Economically millennials have faced significant challenges including student loan debt, rising housing costs and a competitive job market, all impacting their ability to reach traditional markers of adulthood by the age their parents or grandparents may have.

Older millennials were not yet 30 when the financial crisis of 2007-2008 upended the housing market and the U.S. economy, causing the worst downturn in the country since the Great Recession. In 2022 millennials brought up the average age of a first-time buyer to 36, according to the National Association of Realtors, from 33 in 2021, proving that home ownership is happening later for this generation.

“Millennials have really signed onto the idea that 30 is not in any way shape or form old,” Bautista said. “In some ways, we are tied to our youth because of the way that the economy in the U.S. has been for our generation.”

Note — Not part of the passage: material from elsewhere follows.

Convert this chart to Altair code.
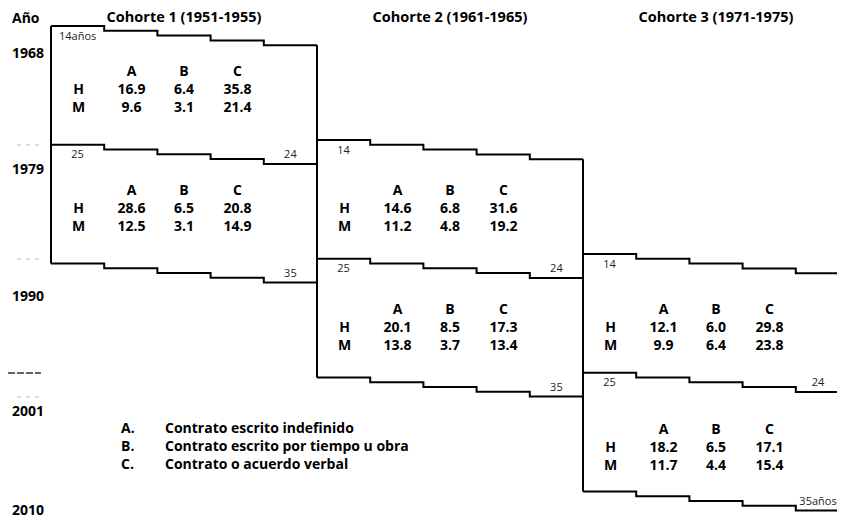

Bautista’s TikTok video has prompted plenty of debate online, gaining more than 24,000 comments and counting, with people airing their opinions on millennial aging.

“I swear, using SPF and not smoking did WONDERS for our generation,” said Kat.

Hearmeroar wrote: “This is why we feel like our parents were more adultier when they were our age.”

Bautista explained that the video was about having a little fun with the concept, but also said there was a more serious message.

“It was about me just having fun—not an ounce of me wants to start any sort of argument between generations. It’s all playful, it’s all fun,” he said. “Aging shouldn’t be stigmatized. It doesn’t matter. It is a privilege to age. Just be grateful that you have a beating heart and air in your lungs.”